◆ The problem ◆
Please output every line of the material as it stands, without the pictures.

◆ Dataset section ◆
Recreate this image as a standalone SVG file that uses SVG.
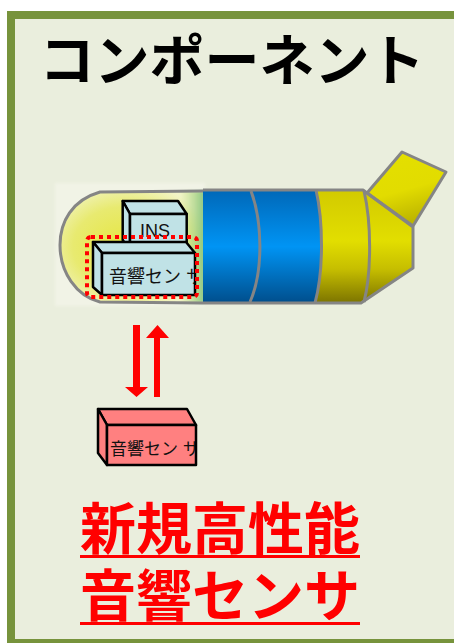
<svg xmlns="http://www.w3.org/2000/svg" width="454" height="643" viewBox="0 0 454 643">
  <defs>
    <linearGradient id="blueBody" x1="0" y1="0" x2="0" y2="1">
      <stop offset="0" stop-color="#0068B8"/>
      <stop offset="0.5" stop-color="#0094F4"/>
      <stop offset="1" stop-color="#004E8C"/>
    </linearGradient>
    <linearGradient id="yellowBody" x1="0" y1="0" x2="0" y2="1">
      <stop offset="0" stop-color="#D2CA00"/>
      <stop offset="0.45" stop-color="#E2DE00"/>
      <stop offset="0.7" stop-color="#C6BE00"/>
      <stop offset="1" stop-color="#7C7400"/>
    </linearGradient>
    <linearGradient id="finFill" x1="0" y1="0" x2="0.3" y2="1">
      <stop offset="0" stop-color="#E4E000"/>
      <stop offset="0.6" stop-color="#E2DC00"/>
      <stop offset="1" stop-color="#BEB600"/>
    </linearGradient>
    <radialGradient id="noseFill" cx="0.45" cy="0.5" r="0.6">
      <stop offset="0" stop-color="#E6E640"/>
      <stop offset="0.6" stop-color="#E8EA70"/>
      <stop offset="1" stop-color="#F2F4C8"/>
    </radialGradient>
    <linearGradient id="noseEdge" x1="0" y1="0" x2="1" y2="0">
      <stop offset="0" stop-color="#9CCB5A" stop-opacity="0"/>
      <stop offset="1" stop-color="#6CB870" stop-opacity="0.8"/>
    </linearGradient>
    <filter id="soft" x="-10%" y="-10%" width="120%" height="120%">
      <feGaussianBlur stdDeviation="1.5"/>
    </filter>
    <clipPath id="clipInstalled"><rect x="102" y="253" width="92" height="42"/></clipPath>
    <clipPath id="clipNew"><rect x="107" y="425" width="88" height="40"/></clipPath>
  </defs>
  <style>
    .frame { fill: #EAEEDD; stroke: #77933C; stroke-width: 8; }
    .outline { fill: none; stroke: #858585; stroke-width: 3; stroke-linejoin: round; }
    .box { stroke: #000; stroke-width: 2.5; stroke-linejoin: round; }
    .cyan { fill: #C0E2E6; }
    .pink { fill: #FF8080; }
    .label { font-family: "Liberation Sans", "Noto Sans CJK JP", sans-serif; fill: #111; }
    .title { font-family: "Noto Sans CJK JP", sans-serif; font-weight: bold; }
    .arrow { fill: #FF0000; }
  </style>

  <!-- panel -->
  <rect class="frame" x="11" y="15" width="460" height="628"/>

  <text class="title" x="232" y="80" font-size="55" text-anchor="middle" fill="#000">コンポーネント</text>

  <!-- vehicle body -->
  <g id="vehicle">
    <rect x="55" y="183" width="150" height="123" fill="#F1F3E6" filter="url(#soft)"/>
    <path d="M203,191 L100,192 C72,200 60,222 60,245 C60,272 76,296 100,302 L203,303 Z" fill="url(#noseFill)"/>
    <rect x="180" y="191" width="25" height="112" fill="url(#noseEdge)" filter="url(#soft)"/>
    <path class="outline" d="M203,191 L100,192 C72,200 60,222 60,245 C60,272 76,296 100,302 L203,303"/>

    <!-- blue section -->
    <path d="M203,190 L317,190 C322,220 323,270 316,303 L203,303 Z" fill="url(#blueBody)"/>
    <!-- yellow section -->
    <path d="M316,190 L363,190 L413,227 L413,268 L361,303 L316,303 C323,270 322,220 316,190 Z" fill="url(#yellowBody)"/>
    <!-- fin -->
    <polygon points="367,193 402,152 446,172 413,226" fill="url(#finFill)"/>
    <polygon class="outline" points="367,193 402,152 446,172 413,226" stroke-width="4"/>

    <!-- outlines -->
    <path class="outline" d="M203,190 L363,190 L413,227 L413,268 L361,303 L203,303"/>
    <path class="outline" d="M251,191 C262,220 264,270 250,302"/>
    <path class="outline" d="M316,190 C323,220 324,270 315,303"/>
    <path class="outline" d="M364,191 C372,225 371,275 364,302"/>
  </g>

  <!-- INS unit -->
  <g id="ins">
    <polygon class="box cyan" points="122.7,201 178,201 186.7,214 130,214"/>
    <polygon class="box cyan" points="122.7,201 130,214 130,250 122.7,240"/>
    <rect class="box cyan" x="130" y="214" width="56.7" height="34"/>
    <text class="label" x="140" y="237" font-size="18">INS</text>
  </g>

  <!-- acoustic sensor inside the body -->
  <g id="sensor-installed">
    <polygon class="box cyan" points="93,242 186,242 195,253 102,253"/>
    <polygon class="box cyan" points="93,242 102,253 102,295 93,287"/>
    <rect class="box cyan" x="102" y="253" width="93" height="42"/>
    <text class="label" x="109" y="283" font-size="18" clip-path="url(#clipInstalled)">音響セン サ</text>
    <rect x="87" y="237" width="110" height="60" rx="4" fill="none" stroke="#FF0000" stroke-width="4" stroke-dasharray="4 4"/>
  </g>

  <!-- exchange arrows -->
  <g id="connectors">
    <polygon class="arrow" points="133,325 140,325 140,387 148,387 136.5,397 125,387 133,387"/>
    <polygon class="arrow" points="154,397 160,397 160,338 169,338 157.5,325 146,338 154,338"/>
  </g>

  <!-- new acoustic sensor -->
  <g id="sensor-new">
    <polygon class="box pink" points="98,409 187,409 196,425 107,425"/>
    <polygon class="box pink" points="98,409 107,425 107,465 98,453"/>
    <rect class="box pink" x="107" y="425" width="89" height="40"/>
    <text class="label" x="110" y="455" font-size="17" clip-path="url(#clipNew)">音響セン サ</text>
  </g>

  <!-- caption -->
  <g id="caption" fill="#FF0000">
    <text class="title" font-size="56" text-anchor="middle"><tspan x="220" y="549">新規高性能</tspan><tspan x="220" y="616">音響センサ</tspan></text>
    <rect x="80" y="555" width="280" height="3"/>
    <rect x="80" y="622" width="280" height="3"/>
  </g>
</svg>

◆ The answer ◆
Recreate this image as a standalone SVG file that uses SVG.
<svg xmlns="http://www.w3.org/2000/svg" width="454" height="643" viewBox="0 0 454 643">
  <defs>
    <linearGradient id="blueBody" x1="0" y1="0" x2="0" y2="1">
      <stop offset="0" stop-color="#0068B8"/>
      <stop offset="0.5" stop-color="#0094F4"/>
      <stop offset="1" stop-color="#004E8C"/>
    </linearGradient>
    <linearGradient id="yellowBody" x1="0" y1="0" x2="0" y2="1">
      <stop offset="0" stop-color="#D2CA00"/>
      <stop offset="0.45" stop-color="#E2DE00"/>
      <stop offset="0.7" stop-color="#C6BE00"/>
      <stop offset="1" stop-color="#7C7400"/>
    </linearGradient>
    <linearGradient id="finFill" x1="0" y1="0" x2="0.3" y2="1">
      <stop offset="0" stop-color="#E4E000"/>
      <stop offset="0.6" stop-color="#E2DC00"/>
      <stop offset="1" stop-color="#BEB600"/>
    </linearGradient>
    <radialGradient id="noseFill" cx="0.45" cy="0.5" r="0.6">
      <stop offset="0" stop-color="#E6E640"/>
      <stop offset="0.6" stop-color="#E8EA70"/>
      <stop offset="1" stop-color="#F2F4C8"/>
    </radialGradient>
    <linearGradient id="noseEdge" x1="0" y1="0" x2="1" y2="0">
      <stop offset="0" stop-color="#9CCB5A" stop-opacity="0"/>
      <stop offset="1" stop-color="#6CB870" stop-opacity="0.8"/>
    </linearGradient>
    <filter id="soft" x="-10%" y="-10%" width="120%" height="120%">
      <feGaussianBlur stdDeviation="1.5"/>
    </filter>
    <clipPath id="clipInstalled"><rect x="102" y="253" width="92" height="42"/></clipPath>
    <clipPath id="clipNew"><rect x="107" y="425" width="88" height="40"/></clipPath>
  </defs>
  <style>
    .frame { fill: #EAEEDD; stroke: #77933C; stroke-width: 8; }
    .outline { fill: none; stroke: #858585; stroke-width: 3; stroke-linejoin: round; }
    .box { stroke: #000; stroke-width: 2.5; stroke-linejoin: round; }
    .cyan { fill: #C0E2E6; }
    .pink { fill: #FF8080; }
    .label { font-family: "Liberation Sans", "Noto Sans CJK JP", sans-serif; fill: #111; }
    .title { font-family: "Noto Sans CJK JP", sans-serif; font-weight: bold; }
    .arrow { fill: #FF0000; }
  </style>

  <!-- panel -->
  <rect class="frame" x="11" y="15" width="460" height="628"/>

  <text class="title" x="232" y="80" font-size="55" text-anchor="middle" fill="#000">コンポーネント</text>

  <!-- vehicle body -->
  <g id="vehicle">
    <rect x="55" y="183" width="150" height="123" fill="#F1F3E6" filter="url(#soft)"/>
    <path d="M203,191 L100,192 C72,200 60,222 60,245 C60,272 76,296 100,302 L203,303 Z" fill="url(#noseFill)"/>
    <rect x="180" y="191" width="25" height="112" fill="url(#noseEdge)" filter="url(#soft)"/>
    <path class="outline" d="M203,191 L100,192 C72,200 60,222 60,245 C60,272 76,296 100,302 L203,303"/>

    <!-- blue section -->
    <path d="M203,190 L317,190 C322,220 323,270 316,303 L203,303 Z" fill="url(#blueBody)"/>
    <!-- yellow section -->
    <path d="M316,190 L363,190 L413,227 L413,268 L361,303 L316,303 C323,270 322,220 316,190 Z" fill="url(#yellowBody)"/>
    <!-- fin -->
    <polygon points="367,193 402,152 446,172 413,226" fill="url(#finFill)"/>
    <polygon class="outline" points="367,193 402,152 446,172 413,226" stroke-width="4"/>

    <!-- outlines -->
    <path class="outline" d="M203,190 L363,190 L413,227 L413,268 L361,303 L203,303"/>
    <path class="outline" d="M251,191 C262,220 264,270 250,302"/>
    <path class="outline" d="M316,190 C323,220 324,270 315,303"/>
    <path class="outline" d="M364,191 C372,225 371,275 364,302"/>
  </g>

  <!-- INS unit -->
  <g id="ins">
    <polygon class="box cyan" points="122.7,201 178,201 186.7,214 130,214"/>
    <polygon class="box cyan" points="122.7,201 130,214 130,250 122.7,240"/>
    <rect class="box cyan" x="130" y="214" width="56.7" height="34"/>
    <text class="label" x="140" y="237" font-size="18">INS</text>
  </g>

  <!-- acoustic sensor inside the body -->
  <g id="sensor-installed">
    <polygon class="box cyan" points="93,242 186,242 195,253 102,253"/>
    <polygon class="box cyan" points="93,242 102,253 102,295 93,287"/>
    <rect class="box cyan" x="102" y="253" width="93" height="42"/>
    <text class="label" x="109" y="283" font-size="18" clip-path="url(#clipInstalled)">音響セン サ</text>
    <rect x="87" y="237" width="110" height="60" rx="4" fill="none" stroke="#FF0000" stroke-width="4" stroke-dasharray="4 4"/>
  </g>

  <!-- exchange arrows -->
  <g id="connectors">
    <polygon class="arrow" points="133,325 140,325 140,387 148,387 136.5,397 125,387 133,387"/>
    <polygon class="arrow" points="154,397 160,397 160,338 169,338 157.5,325 146,338 154,338"/>
  </g>

  <!-- new acoustic sensor -->
  <g id="sensor-new">
    <polygon class="box pink" points="98,409 187,409 196,425 107,425"/>
    <polygon class="box pink" points="98,409 107,425 107,465 98,453"/>
    <rect class="box pink" x="107" y="425" width="89" height="40"/>
    <text class="label" x="110" y="455" font-size="17" clip-path="url(#clipNew)">音響セン サ</text>
  </g>

  <!-- caption -->
  <g id="caption" fill="#FF0000">
    <text class="title" font-size="56" text-anchor="middle"><tspan x="220" y="549">新規高性能</tspan><tspan x="220" y="616">音響センサ</tspan></text>
    <rect x="80" y="555" width="280" height="3"/>
    <rect x="80" y="622" width="280" height="3"/>
  </g>
</svg>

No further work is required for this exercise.